In the works for over last one year, the government on Friday decided to announce the merger of 10 PSU banks into four. As it coincided with the announcement of first quarter GDP number of 5 per cent, market experts termed the bank merger announcement as a “good move, but bad timing”.
Banking analysts and top officials at mutual funds said that while the move will benefit in the long run as it will create large banks and improve efficiency of the banking system, it is expected to further slow down bank lending — especially by those that are getting merged, in the near term.
“The banks that are getting merged will see a slowdown in decision making at the top level as senior officials of such banks would put all the decisions on the back-burner and it will lead to a drop in credit delivery in the system,” said the CIO of a leading mutual fund.

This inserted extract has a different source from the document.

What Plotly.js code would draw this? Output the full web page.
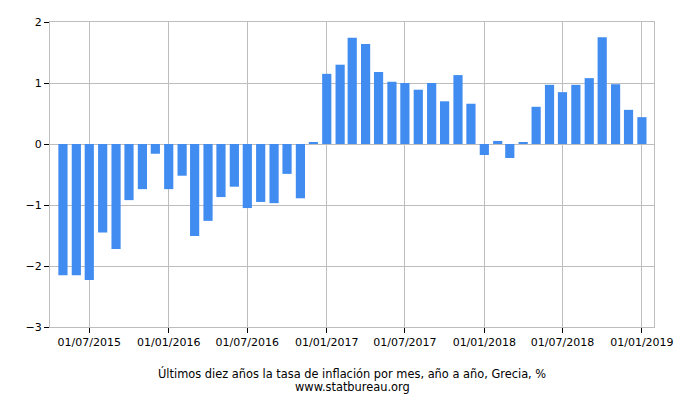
<!DOCTYPE html>
<html><head><meta charset="utf-8">
<script src="https://cdn.plot.ly/plotly-3.0.1.min.js"></script>
<style>body{margin:0;background:#fff}#c{width:700px;height:400px}</style>
</head><body><div id="c"></div>
<script>
const months = ["2015-05-01","2015-06-01","2015-07-01","2015-08-01","2015-09-01","2015-10-01","2015-11-01","2015-12-01",
"2016-01-01","2016-02-01","2016-03-01","2016-04-01","2016-05-01","2016-06-01","2016-07-01","2016-08-01","2016-09-01","2016-10-01","2016-11-01","2016-12-01",
"2017-01-01","2017-02-01","2017-03-01","2017-04-01","2017-05-01","2017-06-01","2017-07-01","2017-08-01","2017-09-01","2017-10-01","2017-11-01","2017-12-01",
"2018-01-01","2018-02-01","2018-03-01","2018-04-01","2018-05-01","2018-06-01","2018-07-01","2018-08-01","2018-09-01","2018-10-01","2018-11-01","2018-12-01",
"2019-01-01"];
const inflation = [-2.15,-2.15,-2.23,-1.45,-1.72,-0.92,-0.74,-0.16,
-0.74,-0.52,-1.51,-1.26,-0.87,-0.70,-1.05,-0.95,-0.97,-0.49,-0.89,0.02,
1.15,1.30,1.74,1.64,1.18,1.02,1.00,0.89,1.00,0.70,1.13,0.66,
-0.18,0.05,-0.23,0.03,0.61,0.97,0.85,0.97,1.08,1.75,0.98,0.56,
0.44];
const tickVals = ["2015-07-01","2016-01-01","2016-07-01","2017-01-01","2017-07-01","2018-01-01","2018-07-01","2019-01-01"];
const tickText = ["01/07/2015","01/01/2016","01/07/2016","01/01/2017","01/07/2017","01/01/2018","01/07/2018","01/01/2019"];
const titleLines = ["Últimos diez años la tasa de inflación por mes, año a año, Grecia, %","www.statbureau.org"];

const font = {family:"DejaVu Sans, Verdana, sans-serif", size:11, color:"#000"};
const titleFont = {family:"DejaVu Sans, Verdana, sans-serif", size:11.4, color:"#000"};
Plotly.newPlot("c",[{
  type:"bar", x:months, y:inflation, marker:{color:"#418cf0"}, hoverinfo:"x+y"
}],{
  width:700,height:400,
  margin:{l:50,r:46,t:22,b:73},
  paper_bgcolor:"#fff", plot_bgcolor:"#fff",
  bargap:0.24, showlegend:false,
  font:font,
  xaxis:{type:"date", range:["2015-04-01","2019-01-29"], tickvals:tickVals, ticktext:tickText,
    showgrid:true, gridcolor:"#bdbdbd", gridwidth:1, ticks:"outside", ticklen:5, tickcolor:"#000",
    showline:true, linecolor:"#bdbdbd", mirror:true, zeroline:false, tickfont:font},
  yaxis:{range:[-3,2], dtick:1, showgrid:true, gridcolor:"#bdbdbd", gridwidth:1,
    ticks:"outside", ticklen:5, tickcolor:"#000", showline:true, linecolor:"#bdbdbd", mirror:true,
    zeroline:true, zerolinecolor:"#bdbdbd", zerolinewidth:1, tickfont:font},
  annotations:[
    {text:titleLines[0], xref:"paper", yref:"paper", x:0.5, y:0, yshift:-37, xanchor:"center", yanchor:"top", showarrow:false, font:titleFont},
    {text:titleLines[1], xref:"paper", yref:"paper", x:0.5, y:0, yshift:-51, xanchor:"center", yanchor:"top", showarrow:false, font:titleFont}
  ]
},{displayModeBar:false});
</script></body></html>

In fact, the three-way merger of Dena Bank and Vijaya Bank with Bank of Baroda took over six months to come into effect. While the government first proposed the merger of the banks in September 2018, the merger came into force on April 1, 2019.
The head of a leading financial services firm said that there seems to be a lack of co-ordinated effort within the Centre to lift the economy. “There is a slowdown in the economy and private consumption and investments are down and at a time when you need to lift the economy and increase the credit flow in the short-term, you take a decision that will block the credit in the short term,” said the official. He added that the measures being announced leave a lot to be desired. “More than interest rate transmission, we need transmission of liquidity and that is not happening.” There is a growing concern in the market over the continued slowdown in growth from 8 per cent to 5 per cent in five quarters and analysts called for steps that can revive the economy and growth in the near term.
“The momentum at which we have lost 3 percentage points of GDP growth is a matter of concern,” said an economist. Banking experts say that the merger may take around six months to come into effect, and till that time banks getting merged with the anchor banks will see a freeze in decision making. “The idea is good but the timing is bad,” said a fund manager with another mutual fund.
“Smaller state-owned banks are generally inefficient and so the idea to merge them to make a large bank would be a good one in the long run. However, at a time when the consumption is slowed down significantly, the merger will slow down lending at their entity level and also within the system. This will throw up a short-term challenge to prop up growth …” said the fund manager.